DO THIS | Every line below is to be copied exactly, with the pictures left out.

MATERIAL PROVIDED |
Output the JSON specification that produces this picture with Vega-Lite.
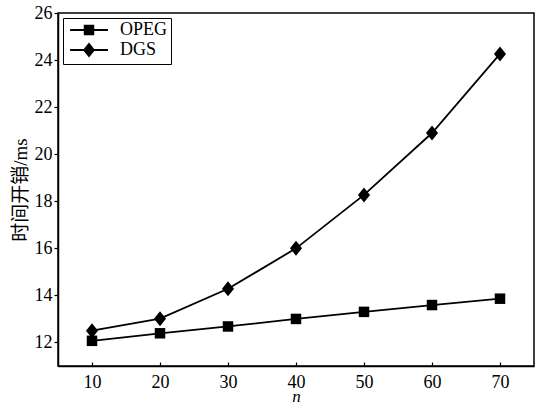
{
  "$schema": "https://vega.github.io/schema/vega-lite/v6.json",
  "width": 476,
  "height": 353,
  "autosize": "none",
  "padding": {"left": 58, "top": 13, "right": 2, "bottom": 40},
  "background": "white",
  "config": {
    "view": {"stroke": "black", "strokeWidth": 1.5},
    "font": "Liberation Serif",
    "axis": {
      "grid": false,
      "domainColor": "black",
      "domainWidth": 1.5,
      "tickColor": "black",
      "tickWidth": 1.2,
      "labelColor": "black",
      "labelFont": "Liberation Serif",
      "labelFontSize": 18,
      "titleFont": "Liberation Serif, Noto Sans CJK SC",
      "titleColor": "black",
      "titleFontWeight": "normal",
      "titleFontSize": 19
    }
  },
  "data": {
    "values": [
      {"n": 10, "series": "OPEG", "t": 12.07},
      {"n": 20, "series": "OPEG", "t": 12.39},
      {"n": 30, "series": "OPEG", "t": 12.68},
      {"n": 40, "series": "OPEG", "t": 13.0},
      {"n": 50, "series": "OPEG", "t": 13.3},
      {"n": 60, "series": "OPEG", "t": 13.59},
      {"n": 70, "series": "OPEG", "t": 13.86},
      {"n": 10, "series": "DGS", "t": 12.5},
      {"n": 20, "series": "DGS", "t": 13.01},
      {"n": 30, "series": "DGS", "t": 14.28},
      {"n": 40, "series": "DGS", "t": 16.0},
      {"n": 50, "series": "DGS", "t": 18.27},
      {"n": 60, "series": "DGS", "t": 20.9},
      {"n": 70, "series": "DGS", "t": 24.26}
    ]
  },
  "encoding": {
    "x": {
      "field": "n",
      "type": "quantitative",
      "scale": {"domain": [5, 75], "nice": false, "zero": false},
      "axis": {"values": [10, 20, 30, 40, 50, 60, 70], "tickSize": -4, "labelPadding": 11, "title": "n", "titleFontStyle": "italic", "titleFont": "Liberation Serif", "titleFontSize": 17, "titlePadding": -3}
    },
    "y": {
      "field": "t",
      "type": "quantitative",
      "scale": {"domain": [11, 26], "nice": false, "zero": false},
      "axis": {"values": [12, 14, 16, 18, 20, 22, 24, 26], "tickSize": 4, "labelPadding": 2, "title": "时间开销/ms", "titlePadding": 4}
    }
  },
  "layer": [
    {
      "mark": {"type": "line", "color": "black", "strokeWidth": 1.8},
      "encoding": {"detail": {"field": "series", "type": "nominal"}}
    },
    {
      "mark": {"type": "point", "filled": true, "color": "black", "size": 110, "opacity": 1},
      "encoding": {
        "shape": {
          "field": "series",
          "type": "nominal",
          "scale": {"domain": ["OPEG", "DGS"], "range": ["square", "M0,-1.43L1.15,0L0,1.43L-1.15,0Z"]},
          "legend": null
        }
      }
    },
    {
      "transform": [{"filter": "datum.n < 0"}],
      "mark": {"type": "point", "filled": true, "color": "black", "size": 110},
      "encoding": {
        "shape": {
          "field": "series",
          "type": "nominal",
          "scale": {"domain": ["OPEG", "DGS"], "range": ["M-3.6,-0.18L3.6,-0.18L3.6,0.18L-3.6,0.18Z M-1,-1L1,-1L1,1L-1,1Z", "M-3.6,-0.18L3.6,-0.18L3.6,0.18L-3.6,0.18Z M0,-1.43L1.15,0L0,1.43L-1.15,0Z"]},
          "legend": {
            "title": null,
            "orient": "none",
            "legendX": 5,
            "legendY": 5,
            "strokeColor": "black",
            "fillColor": "white",
            "padding": 3,
            "symbolOffset": 14,
            "labelOffset": 22,
            "labelFont": "Liberation Serif",
            "labelFontSize": 18,
            "labelColor": "black",
            "rowPadding": 0,
            "symbolSize": 110,
            "symbolFillColor": "black",
            "symbolOpacity": 1
          }
        }
      }
    }
  ],
  "resolve": {"scale": {"shape": "independent"}, "legend": {"shape": "independent"}}
}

FULL ANSWER |
Output the JSON specification that produces this picture with Vega-Lite.
{
  "$schema": "https://vega.github.io/schema/vega-lite/v6.json",
  "width": 476,
  "height": 353,
  "autosize": "none",
  "padding": {"left": 58, "top": 13, "right": 2, "bottom": 40},
  "background": "white",
  "config": {
    "view": {"stroke": "black", "strokeWidth": 1.5},
    "font": "Liberation Serif",
    "axis": {
      "grid": false,
      "domainColor": "black",
      "domainWidth": 1.5,
      "tickColor": "black",
      "tickWidth": 1.2,
      "labelColor": "black",
      "labelFont": "Liberation Serif",
      "labelFontSize": 18,
      "titleFont": "Liberation Serif, Noto Sans CJK SC",
      "titleColor": "black",
      "titleFontWeight": "normal",
      "titleFontSize": 19
    }
  },
  "data": {
    "values": [
      {"n": 10, "series": "OPEG", "t": 12.07},
      {"n": 20, "series": "OPEG", "t": 12.39},
      {"n": 30, "series": "OPEG", "t": 12.68},
      {"n": 40, "series": "OPEG", "t": 13.0},
      {"n": 50, "series": "OPEG", "t": 13.3},
      {"n": 60, "series": "OPEG", "t": 13.59},
      {"n": 70, "series": "OPEG", "t": 13.86},
      {"n": 10, "series": "DGS", "t": 12.5},
      {"n": 20, "series": "DGS", "t": 13.01},
      {"n": 30, "series": "DGS", "t": 14.28},
      {"n": 40, "series": "DGS", "t": 16.0},
      {"n": 50, "series": "DGS", "t": 18.27},
      {"n": 60, "series": "DGS", "t": 20.9},
      {"n": 70, "series": "DGS", "t": 24.26}
    ]
  },
  "encoding": {
    "x": {
      "field": "n",
      "type": "quantitative",
      "scale": {"domain": [5, 75], "nice": false, "zero": false},
      "axis": {"values": [10, 20, 30, 40, 50, 60, 70], "tickSize": -4, "labelPadding": 11, "title": "n", "titleFontStyle": "italic", "titleFont": "Liberation Serif", "titleFontSize": 17, "titlePadding": -3}
    },
    "y": {
      "field": "t",
      "type": "quantitative",
      "scale": {"domain": [11, 26], "nice": false, "zero": false},
      "axis": {"values": [12, 14, 16, 18, 20, 22, 24, 26], "tickSize": 4, "labelPadding": 2, "title": "时间开销/ms", "titlePadding": 4}
    }
  },
  "layer": [
    {
      "mark": {"type": "line", "color": "black", "strokeWidth": 1.8},
      "encoding": {"detail": {"field": "series", "type": "nominal"}}
    },
    {
      "mark": {"type": "point", "filled": true, "color": "black", "size": 110, "opacity": 1},
      "encoding": {
        "shape": {
          "field": "series",
          "type": "nominal",
          "scale": {"domain": ["OPEG", "DGS"], "range": ["square", "M0,-1.43L1.15,0L0,1.43L-1.15,0Z"]},
          "legend": null
        }
      }
    },
    {
      "transform": [{"filter": "datum.n < 0"}],
      "mark": {"type": "point", "filled": true, "color": "black", "size": 110},
      "encoding": {
        "shape": {
          "field": "series",
          "type": "nominal",
          "scale": {"domain": ["OPEG", "DGS"], "range": ["M-3.6,-0.18L3.6,-0.18L3.6,0.18L-3.6,0.18Z M-1,-1L1,-1L1,1L-1,1Z", "M-3.6,-0.18L3.6,-0.18L3.6,0.18L-3.6,0.18Z M0,-1.43L1.15,0L0,1.43L-1.15,0Z"]},
          "legend": {
            "title": null,
            "orient": "none",
            "legendX": 5,
            "legendY": 5,
            "strokeColor": "black",
            "fillColor": "white",
            "padding": 3,
            "symbolOffset": 14,
            "labelOffset": 22,
            "labelFont": "Liberation Serif",
            "labelFontSize": 18,
            "labelColor": "black",
            "rowPadding": 0,
            "symbolSize": 110,
            "symbolFillColor": "black",
            "symbolOpacity": 1
          }
        }
      }
    }
  ],
  "resolve": {"scale": {"shape": "independent"}, "legend": {"shape": "independent"}}
}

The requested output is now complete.